The great days for Flair were as great as the business has ever seen. His appearances on WTBS, the then-fledgling cable “Superstation,” changed the game. He calls his 1983 victory over Harley Race at Starcade the biggest of his life. He describes his many hour-long matches with Ricky Steamboat his best, the two equally skilled wrestlers delivering something akin to “Fred Astaire and Ginger Rogers.”

He credits Shawn Michaels, whom he declares the best pure wrestler he knows, for carrying him through his WrestleMania XXIV “retirement” match at age 59. “I wasn’t nearly the performer I had been at that point. He literally put me on his back. The entire week was the greatest of my life.”
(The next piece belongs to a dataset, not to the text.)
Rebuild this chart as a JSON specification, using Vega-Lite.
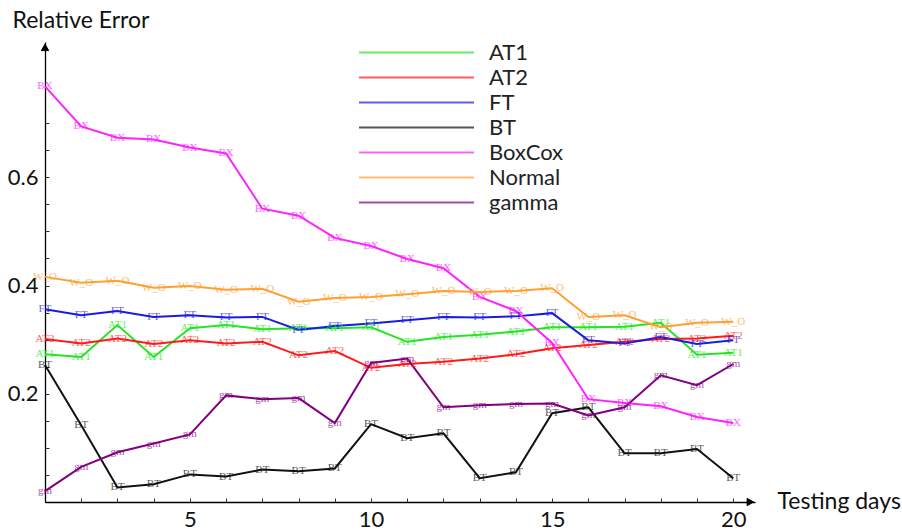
{
  "$schema": "https://vega.github.io/schema/vega-lite/v6.json",
  "width": 710,
  "height": 460,
  "autosize": {"type": "none"},
  "padding": {"left": 45, "top": 42, "right": 147, "bottom": 29},
  "background": "white",
  "config": {
    "view": {"stroke": null},
    "font": "Lato",
    "axis": {"grid": false, "domainColor": "#000", "domainWidth": 1.3, "tickColor": "#333", "tickWidth": 1, "labelColor": "#111", "titleColor": "#111", "labelFont": "Lato", "titleFont": "Lato", "labelFontSize": 22, "titleFontSize": 23, "titleFontWeight": "normal", "labelOverlap": false}
  },
  "datasets": {
    "codes": [
      {"m": "AT1", "code": "AT1"}, {"m": "AT2", "code": "AT2"}, {"m": "FT", "code": "FT"}, {"m": "BT", "code": "BT"},
      {"m": "BoxCox", "code": "BX"}, {"m": "Normal", "code": "W_O"}, {"m": "gamma", "code": "gm"}
    ],
    "arrows": [
      {"d": 20.47, "v": 0, "shape": "triangle-right"},
      {"d": 1, "v": 0.84, "shape": "triangle-up"}
    ],
    "errs": [
      {"m":"AT1","d":1,"v":0.273},{"m":"AT1","d":2,"v":0.268},{"m":"AT1","d":3,"v":0.327},{"m":"AT1","d":4,"v":0.268},{"m":"AT1","d":5,"v":0.321},{"m":"AT1","d":6,"v":0.327},{"m":"AT1","d":7,"v":0.319},{"m":"AT1","d":8,"v":0.321},{"m":"AT1","d":9,"v":0.321},{"m":"AT1","d":10,"v":0.323},{"m":"AT1","d":11,"v":0.296},{"m":"AT1","d":12,"v":0.305},{"m":"AT1","d":13,"v":0.309},{"m":"AT1","d":14,"v":0.315},{"m":"AT1","d":15,"v":0.323},{"m":"AT1","d":16,"v":0.323},{"m":"AT1","d":17,"v":0.324},{"m":"AT1","d":18,"v":0.331},{"m":"AT1","d":19,"v":0.272},{"m":"AT1","d":20,"v":0.276},
      {"m":"AT2","d":1,"v":0.301},{"m":"AT2","d":2,"v":0.293},{"m":"AT2","d":3,"v":0.302},{"m":"AT2","d":4,"v":0.292},{"m":"AT2","d":5,"v":0.299},{"m":"AT2","d":6,"v":0.293},{"m":"AT2","d":7,"v":0.296},{"m":"AT2","d":8,"v":0.271},{"m":"AT2","d":9,"v":0.279},{"m":"AT2","d":10,"v":0.248},{"m":"AT2","d":11,"v":0.255},{"m":"AT2","d":12,"v":0.259},{"m":"AT2","d":13,"v":0.265},{"m":"AT2","d":14,"v":0.273},{"m":"AT2","d":15,"v":0.284},{"m":"AT2","d":16,"v":0.290},{"m":"AT2","d":17,"v":0.296},{"m":"AT2","d":18,"v":0.301},{"m":"AT2","d":19,"v":0.302},{"m":"AT2","d":20,"v":0.307},
      {"m":"FT","d":1,"v":0.356},{"m":"FT","d":2,"v":0.345},{"m":"FT","d":3,"v":0.353},{"m":"FT","d":4,"v":0.342},{"m":"FT","d":5,"v":0.345},{"m":"FT","d":6,"v":0.341},{"m":"FT","d":7,"v":0.342},{"m":"FT","d":8,"v":0.318},{"m":"FT","d":9,"v":0.325},{"m":"FT","d":10,"v":0.330},{"m":"FT","d":11,"v":0.336},{"m":"FT","d":12,"v":0.342},{"m":"FT","d":13,"v":0.341},{"m":"FT","d":14,"v":0.343},{"m":"FT","d":15,"v":0.349},{"m":"FT","d":16,"v":0.299},{"m":"FT","d":17,"v":0.293},{"m":"FT","d":18,"v":0.305},{"m":"FT","d":19,"v":0.292},{"m":"FT","d":20,"v":0.299},
      {"m":"BT","d":1,"v":0.253},{"m":"BT","d":2,"v":0.142},{"m":"BT","d":3,"v":0.027},{"m":"BT","d":4,"v":0.033},{"m":"BT","d":5,"v":0.051},{"m":"BT","d":6,"v":0.047},{"m":"BT","d":7,"v":0.060},{"m":"BT","d":8,"v":0.057},{"m":"BT","d":9,"v":0.062},{"m":"BT","d":10,"v":0.144},{"m":"BT","d":11,"v":0.118},{"m":"BT","d":12,"v":0.127},{"m":"BT","d":13,"v":0.044},{"m":"BT","d":14,"v":0.055},{"m":"BT","d":15,"v":0.164},{"m":"BT","d":16,"v":0.175},{"m":"BT","d":17,"v":0.090},{"m":"BT","d":18,"v":0.090},{"m":"BT","d":19,"v":0.098},{"m":"BT","d":20,"v":0.044},
      {"m":"BoxCox","d":1,"v":0.768},{"m":"BoxCox","d":2,"v":0.694},{"m":"BoxCox","d":3,"v":0.673},{"m":"BoxCox","d":4,"v":0.670},{"m":"BoxCox","d":5,"v":0.655},{"m":"BoxCox","d":6,"v":0.644},{"m":"BoxCox","d":7,"v":0.542},{"m":"BoxCox","d":8,"v":0.529},{"m":"BoxCox","d":9,"v":0.488},{"m":"BoxCox","d":10,"v":0.473},{"m":"BoxCox","d":11,"v":0.449},{"m":"BoxCox","d":12,"v":0.432},{"m":"BoxCox","d":13,"v":0.379},{"m":"BoxCox","d":14,"v":0.353},{"m":"BoxCox","d":15,"v":0.294},{"m":"BoxCox","d":16,"v":0.190},{"m":"BoxCox","d":17,"v":0.183},{"m":"BoxCox","d":18,"v":0.177},{"m":"BoxCox","d":19,"v":0.157},{"m":"BoxCox","d":20,"v":0.146},
      {"m":"Normal","d":1,"v":0.416},{"m":"Normal","d":2,"v":0.405},{"m":"Normal","d":3,"v":0.409},{"m":"Normal","d":4,"v":0.396},{"m":"Normal","d":5,"v":0.399},{"m":"Normal","d":6,"v":0.392},{"m":"Normal","d":7,"v":0.394},{"m":"Normal","d":8,"v":0.370},{"m":"Normal","d":9,"v":0.377},{"m":"Normal","d":10,"v":0.379},{"m":"Normal","d":11,"v":0.384},{"m":"Normal","d":12,"v":0.390},{"m":"Normal","d":13,"v":0.388},{"m":"Normal","d":14,"v":0.390},{"m":"Normal","d":15,"v":0.395},{"m":"Normal","d":16,"v":0.342},{"m":"Normal","d":17,"v":0.345},{"m":"Normal","d":18,"v":0.323},{"m":"Normal","d":19,"v":0.331},{"m":"Normal","d":20,"v":0.333},
      {"m":"gamma","d":1,"v":0.020},{"m":"gamma","d":2,"v":0.065},{"m":"gamma","d":3,"v":0.092},{"m":"gamma","d":4,"v":0.108},{"m":"gamma","d":5,"v":0.125},{"m":"gamma","d":6,"v":0.197},{"m":"gamma","d":7,"v":0.190},{"m":"gamma","d":8,"v":0.192},{"m":"gamma","d":9,"v":0.146},{"m":"gamma","d":10,"v":0.257},{"m":"gamma","d":11,"v":0.265},{"m":"gamma","d":12,"v":0.175},{"m":"gamma","d":13,"v":0.179},{"m":"gamma","d":14,"v":0.181},{"m":"gamma","d":15,"v":0.182},{"m":"gamma","d":16,"v":0.160},{"m":"gamma","d":17,"v":0.175},{"m":"gamma","d":18,"v":0.234},{"m":"gamma","d":19,"v":0.216},{"m":"gamma","d":20,"v":0.255}
    ]
  },
  "encoding": {
    "x": {
      "field": "d", "type": "quantitative",
      "scale": {"domain": [1, 20.6], "nice": false, "zero": false},
      "axis": {
        "values": [1,2,3,4,5,6,7,8,9,10,11,12,13,14,15,16,17,18,19,20],
        "labelExpr": "datum.value % 5 == 0 ? datum.label : ''",
        "tickSize": -4, "labelPadding": 11, "labelOverlap": false,
        "title": "Testing days", "titleAngle": 0, "titleAlign": "left", "titleBaseline": "middle",
        "titleX": 732, "titleY": -1
      }
    },
    "y": {
      "field": "v", "type": "quantitative",
      "scale": {"domain": [0, 0.85], "nice": false, "zero": false},
      "axis": {
        "values": [0.05,0.1,0.15,0.2,0.25,0.3,0.35,0.4,0.45,0.5,0.55,0.6,0.65,0.7],
        "labelExpr": "round(datum.value*100) % 20 == 0 ? format(datum.value, '.1f') : ''",
        "tickSize": -4, "labelPadding": 11, "labelOverlap": false,
        "title": "Relative Error", "titleAngle": 0, "titleAlign": "left", "titleBaseline": "middle",
        "titleX": -33, "titleY": -22
      }
    }
  },
  "layer": [
    {
      "data": {"name": "arrows"},
      "mark": {"type": "point", "filled": true, "size": 55, "opacity": 1, "fill": "#000", "stroke": "#000", "strokeWidth": 1},
      "encoding": {"shape": {"field": "shape", "type": "nominal", "scale": null, "legend": null}}
    },
    {
      "data": {"name": "errs"},
      "transform": [
        {"lookup": "m", "from": {"data": {"name": "codes"}, "key": "m", "fields": ["code"]}}
      ],
      "encoding": {
        "color": {
          "field": "m", "type": "nominal",
          "scale": {
            "domain": ["AT1", "AT2", "FT", "BT", "BoxCox", "Normal", "gamma"],
            "range": ["#22e622", "#ff1a1a", "#1a1ae6", "#111111", "#ff22ff", "#ffa033", "#800080"]
          },
          "legend": {
            "orient": "none", "legendX": 359, "legendY": -2, "title": null,
            "symbolType": "M-5,0H5", "symbolSize": 529, "symbolStrokeWidth": 2,
            "labelFontSize": 22, "labelFont": "Lato", "labelColor": "#222", "labelOffset": 60, "rowPadding": 1
          }
        }
      },
      "layer": [
        {"mark": {"type": "line", "strokeWidth": 2}},
        {
          "mark": {"type": "text", "font": "Liberation Serif", "fontSize": 11, "opacity": 0.7},
          "encoding": {"text": {"field": "code"}}
        }
      ]
    }
  ]
}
So many stories. So many memories. For every roaring big-city crowd, there was the night he wrestled in the rain outside in the parking lot of a Hutchinson, Kansas, used-car dealership, the show designed to drag in potential customers.

“There were people shopping and test driving while we’re out there wrestling,” Flair said. “You think I wasn’t going out after that? They’re lucky I didn’t drink more.”

He laughs deeply at that and goes on to another tale. The good. The bad. The triumph. The tragedy.

This is the life of the Nature Boy, all laid to bear by a guy who lived his life pretending something was real, now comfortable letting the real come out for all to see.